= What this task involves =
Pictures are excluded. Copy exactly, and only, the lines from the one containing "Give me the Chart.js source for this chart." through the one containing "borgarfjordur, snaefellsnes, dalir];", both ends included.

[start of Entries]

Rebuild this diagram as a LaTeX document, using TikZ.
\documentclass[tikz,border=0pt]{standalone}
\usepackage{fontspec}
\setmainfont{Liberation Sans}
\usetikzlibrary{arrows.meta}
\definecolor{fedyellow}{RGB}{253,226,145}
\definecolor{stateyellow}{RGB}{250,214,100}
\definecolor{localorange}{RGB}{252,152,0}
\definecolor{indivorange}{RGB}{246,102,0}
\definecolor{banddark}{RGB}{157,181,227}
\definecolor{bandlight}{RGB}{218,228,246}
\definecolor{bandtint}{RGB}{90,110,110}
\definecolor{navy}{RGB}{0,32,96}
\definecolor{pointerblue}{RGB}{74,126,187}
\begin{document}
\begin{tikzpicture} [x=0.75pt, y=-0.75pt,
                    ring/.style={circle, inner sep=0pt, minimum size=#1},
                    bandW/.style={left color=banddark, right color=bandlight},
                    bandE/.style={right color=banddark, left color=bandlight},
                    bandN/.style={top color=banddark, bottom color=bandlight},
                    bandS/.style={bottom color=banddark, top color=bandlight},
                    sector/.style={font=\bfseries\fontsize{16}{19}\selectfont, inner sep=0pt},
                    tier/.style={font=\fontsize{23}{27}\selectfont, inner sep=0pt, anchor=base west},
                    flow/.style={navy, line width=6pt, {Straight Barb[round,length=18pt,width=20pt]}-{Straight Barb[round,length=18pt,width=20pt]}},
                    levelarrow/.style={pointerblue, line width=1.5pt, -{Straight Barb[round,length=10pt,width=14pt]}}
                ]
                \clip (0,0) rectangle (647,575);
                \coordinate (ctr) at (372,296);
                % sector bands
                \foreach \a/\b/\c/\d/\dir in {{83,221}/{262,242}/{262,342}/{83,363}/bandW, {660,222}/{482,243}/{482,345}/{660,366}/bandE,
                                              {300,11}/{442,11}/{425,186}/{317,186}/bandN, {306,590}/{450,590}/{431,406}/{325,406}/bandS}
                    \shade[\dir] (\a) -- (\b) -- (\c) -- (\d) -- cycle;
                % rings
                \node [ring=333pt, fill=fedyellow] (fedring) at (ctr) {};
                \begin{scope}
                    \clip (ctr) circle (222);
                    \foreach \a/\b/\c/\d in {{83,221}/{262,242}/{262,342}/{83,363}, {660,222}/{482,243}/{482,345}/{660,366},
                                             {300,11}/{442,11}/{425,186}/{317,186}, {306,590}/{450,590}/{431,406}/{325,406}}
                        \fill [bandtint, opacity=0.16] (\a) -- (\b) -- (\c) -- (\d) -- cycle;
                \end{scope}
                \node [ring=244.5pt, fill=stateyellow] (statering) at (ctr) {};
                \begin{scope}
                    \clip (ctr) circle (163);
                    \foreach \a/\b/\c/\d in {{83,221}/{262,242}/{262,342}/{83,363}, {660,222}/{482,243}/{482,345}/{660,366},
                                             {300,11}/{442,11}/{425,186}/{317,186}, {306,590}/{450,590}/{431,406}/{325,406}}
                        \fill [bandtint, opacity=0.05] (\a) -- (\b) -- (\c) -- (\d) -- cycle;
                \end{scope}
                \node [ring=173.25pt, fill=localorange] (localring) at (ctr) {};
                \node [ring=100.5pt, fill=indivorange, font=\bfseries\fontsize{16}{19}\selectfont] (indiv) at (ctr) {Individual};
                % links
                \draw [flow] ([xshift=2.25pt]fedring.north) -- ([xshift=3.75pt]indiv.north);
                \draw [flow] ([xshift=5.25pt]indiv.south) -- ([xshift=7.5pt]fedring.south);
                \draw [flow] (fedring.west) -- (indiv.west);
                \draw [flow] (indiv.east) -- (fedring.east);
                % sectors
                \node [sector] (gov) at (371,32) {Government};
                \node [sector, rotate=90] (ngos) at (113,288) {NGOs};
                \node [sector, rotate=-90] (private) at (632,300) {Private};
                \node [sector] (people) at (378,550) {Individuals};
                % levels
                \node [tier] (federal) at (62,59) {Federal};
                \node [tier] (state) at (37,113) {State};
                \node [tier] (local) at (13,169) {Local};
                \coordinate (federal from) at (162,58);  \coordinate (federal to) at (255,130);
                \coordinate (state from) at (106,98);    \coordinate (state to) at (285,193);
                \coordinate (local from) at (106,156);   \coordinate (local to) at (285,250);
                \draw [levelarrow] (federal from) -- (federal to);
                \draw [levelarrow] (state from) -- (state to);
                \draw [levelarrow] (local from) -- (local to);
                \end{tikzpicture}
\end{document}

[end of Entries]
[start of Entries]

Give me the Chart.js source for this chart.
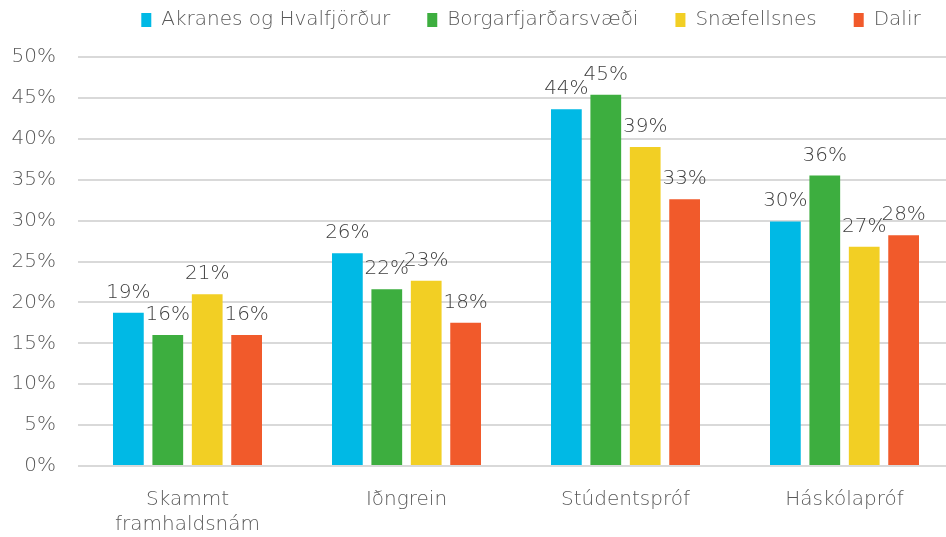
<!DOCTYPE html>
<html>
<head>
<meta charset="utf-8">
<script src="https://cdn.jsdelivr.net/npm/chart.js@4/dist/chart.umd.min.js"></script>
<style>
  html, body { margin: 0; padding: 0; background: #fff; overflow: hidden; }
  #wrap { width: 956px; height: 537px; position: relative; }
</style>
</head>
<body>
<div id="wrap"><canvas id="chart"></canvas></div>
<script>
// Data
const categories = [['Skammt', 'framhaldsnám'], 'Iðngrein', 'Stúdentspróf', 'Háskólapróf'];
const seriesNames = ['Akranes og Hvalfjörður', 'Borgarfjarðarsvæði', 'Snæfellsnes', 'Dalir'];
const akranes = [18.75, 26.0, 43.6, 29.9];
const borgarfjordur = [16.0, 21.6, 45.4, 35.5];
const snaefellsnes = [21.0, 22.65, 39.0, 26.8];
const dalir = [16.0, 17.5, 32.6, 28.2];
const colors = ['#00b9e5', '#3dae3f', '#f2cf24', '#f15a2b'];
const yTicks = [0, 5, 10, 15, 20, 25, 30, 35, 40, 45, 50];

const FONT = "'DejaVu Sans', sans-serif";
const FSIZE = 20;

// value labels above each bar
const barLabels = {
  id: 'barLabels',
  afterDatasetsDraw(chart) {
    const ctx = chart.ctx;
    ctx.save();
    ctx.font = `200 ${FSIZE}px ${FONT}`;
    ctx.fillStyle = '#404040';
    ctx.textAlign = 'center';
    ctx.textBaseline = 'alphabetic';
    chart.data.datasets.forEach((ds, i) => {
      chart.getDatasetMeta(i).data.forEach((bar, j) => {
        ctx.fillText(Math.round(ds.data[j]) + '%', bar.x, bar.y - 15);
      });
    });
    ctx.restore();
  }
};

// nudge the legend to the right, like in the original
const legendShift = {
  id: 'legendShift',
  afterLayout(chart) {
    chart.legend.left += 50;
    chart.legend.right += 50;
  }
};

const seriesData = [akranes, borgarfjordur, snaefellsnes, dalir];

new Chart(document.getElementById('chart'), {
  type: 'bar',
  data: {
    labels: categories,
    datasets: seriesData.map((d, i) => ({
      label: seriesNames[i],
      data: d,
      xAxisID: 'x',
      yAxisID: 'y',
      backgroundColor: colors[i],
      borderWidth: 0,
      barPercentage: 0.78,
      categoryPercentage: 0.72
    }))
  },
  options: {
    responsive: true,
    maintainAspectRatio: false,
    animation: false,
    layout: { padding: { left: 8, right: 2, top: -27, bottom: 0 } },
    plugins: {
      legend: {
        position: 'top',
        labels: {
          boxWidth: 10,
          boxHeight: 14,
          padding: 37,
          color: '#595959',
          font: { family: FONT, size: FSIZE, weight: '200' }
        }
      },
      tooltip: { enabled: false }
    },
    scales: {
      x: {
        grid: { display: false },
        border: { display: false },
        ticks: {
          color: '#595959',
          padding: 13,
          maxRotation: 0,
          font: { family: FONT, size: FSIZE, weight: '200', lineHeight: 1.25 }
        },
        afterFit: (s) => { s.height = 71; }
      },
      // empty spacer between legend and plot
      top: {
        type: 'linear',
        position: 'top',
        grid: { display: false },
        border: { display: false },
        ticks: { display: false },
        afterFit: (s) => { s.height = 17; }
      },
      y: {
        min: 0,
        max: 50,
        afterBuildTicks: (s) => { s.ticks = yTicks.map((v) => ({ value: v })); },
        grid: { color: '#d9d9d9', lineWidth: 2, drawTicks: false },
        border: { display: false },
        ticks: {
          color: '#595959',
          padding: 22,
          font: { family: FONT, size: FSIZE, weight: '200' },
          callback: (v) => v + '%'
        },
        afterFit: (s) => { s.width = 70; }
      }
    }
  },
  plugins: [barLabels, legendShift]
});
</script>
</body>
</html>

[end of Entries]

= Solution for this task =
Give me the Chart.js source for this chart.
<!DOCTYPE html>
<html>
<head>
<meta charset="utf-8">
<script src="https://cdn.jsdelivr.net/npm/chart.js@4/dist/chart.umd.min.js"></script>
<style>
  html, body { margin: 0; padding: 0; background: #fff; overflow: hidden; }
  #wrap { width: 956px; height: 537px; position: relative; }
</style>
</head>
<body>
<div id="wrap"><canvas id="chart"></canvas></div>
<script>
// Data
const categories = [['Skammt', 'framhaldsnám'], 'Iðngrein', 'Stúdentspróf', 'Háskólapróf'];
const seriesNames = ['Akranes og Hvalfjörður', 'Borgarfjarðarsvæði', 'Snæfellsnes', 'Dalir'];
const akranes = [18.75, 26.0, 43.6, 29.9];
const borgarfjordur = [16.0, 21.6, 45.4, 35.5];
const snaefellsnes = [21.0, 22.65, 39.0, 26.8];
const dalir = [16.0, 17.5, 32.6, 28.2];
const colors = ['#00b9e5', '#3dae3f', '#f2cf24', '#f15a2b'];
const yTicks = [0, 5, 10, 15, 20, 25, 30, 35, 40, 45, 50];

const FONT = "'DejaVu Sans', sans-serif";
const FSIZE = 20;

// value labels above each bar
const barLabels = {
  id: 'barLabels',
  afterDatasetsDraw(chart) {
    const ctx = chart.ctx;
    ctx.save();
    ctx.font = `200 ${FSIZE}px ${FONT}`;
    ctx.fillStyle = '#404040';
    ctx.textAlign = 'center';
    ctx.textBaseline = 'alphabetic';
    chart.data.datasets.forEach((ds, i) => {
      chart.getDatasetMeta(i).data.forEach((bar, j) => {
        ctx.fillText(Math.round(ds.data[j]) + '%', bar.x, bar.y - 15);
      });
    });
    ctx.restore();
  }
};

// nudge the legend to the right, like in the original
const legendShift = {
  id: 'legendShift',
  afterLayout(chart) {
    chart.legend.left += 50;
    chart.legend.right += 50;
  }
};

const seriesData = [akranes, borgarfjordur, snaefellsnes, dalir];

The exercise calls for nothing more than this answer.